Für unsere Gehirne sind Brillen etwas rätselhaftes: Es versucht normalerweise, instinktiv Gesichter zu "lesen" und aus dem Gesichtsausdruck, der Augenbrauenstellung, der Mundform, der Blickrichtung ein Stimmungsbild des Gegenübers zu erfassen. Das steckt da seit zehntausenden Jahren drin und hat zu vielen Konsequenzen geführt, wie dem Trend sich zu verschleiern (und das dann als Mann sexy zu finden) bis hin zu der Fehlannahme, dass Asiaten immer lächeln.

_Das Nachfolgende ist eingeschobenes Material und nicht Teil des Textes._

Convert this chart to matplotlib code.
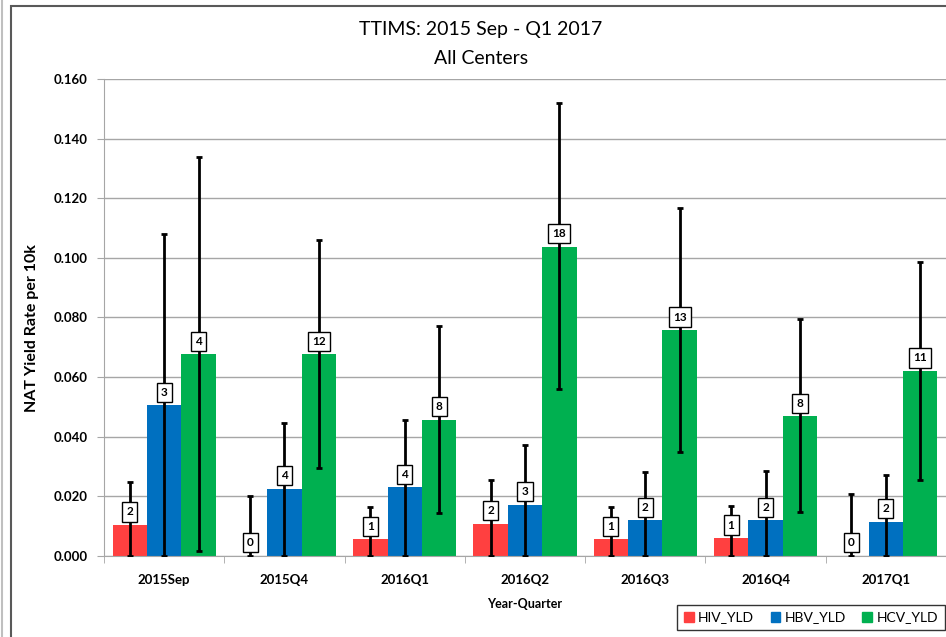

Und jetzt also Brillen. Das Auge "sieht" die Brille beim Gegenüber auf zwei Arten: Als Bestandteil des Gesichts oder als Fremdkörper. Im Zweiten Fall führt das oft zu einem "steht Dir nicht", manchmal aber auch zur Interpretation als interessantes Accessoire - denkt mal an Elton John oder Lady Gaga.
Interpretiert das Auge die Brille aber als Gesichtsbestandteil, wirkt sich das direkt auf den Eindruck aus, den man vom Gegenüber hat: Brillen können ein an sich sanftes Gesicht streng machen oder umgekehrt, können die Augen vergrößern und damit Naivität vorspiegeln, oder können Asymmetrien überdecken und damit ein interessantes Gesicht langweilig werden lassen - oder umgekehrt.
Wenn ich eine Frau mit Brille interessant finde, frage ich sie irgendwann meistens: Nimm mal die Brille ab, ich will Dich gerne mal sehen wie Du wirklich bist. Der Widerstand dagegen ist manchmal erstaunlich; eher wird alles andere ausgezogen - und dann merkt man, der Mensch "ist" Brille, und versteckt sich hinter ihr wie hinter einer Maske.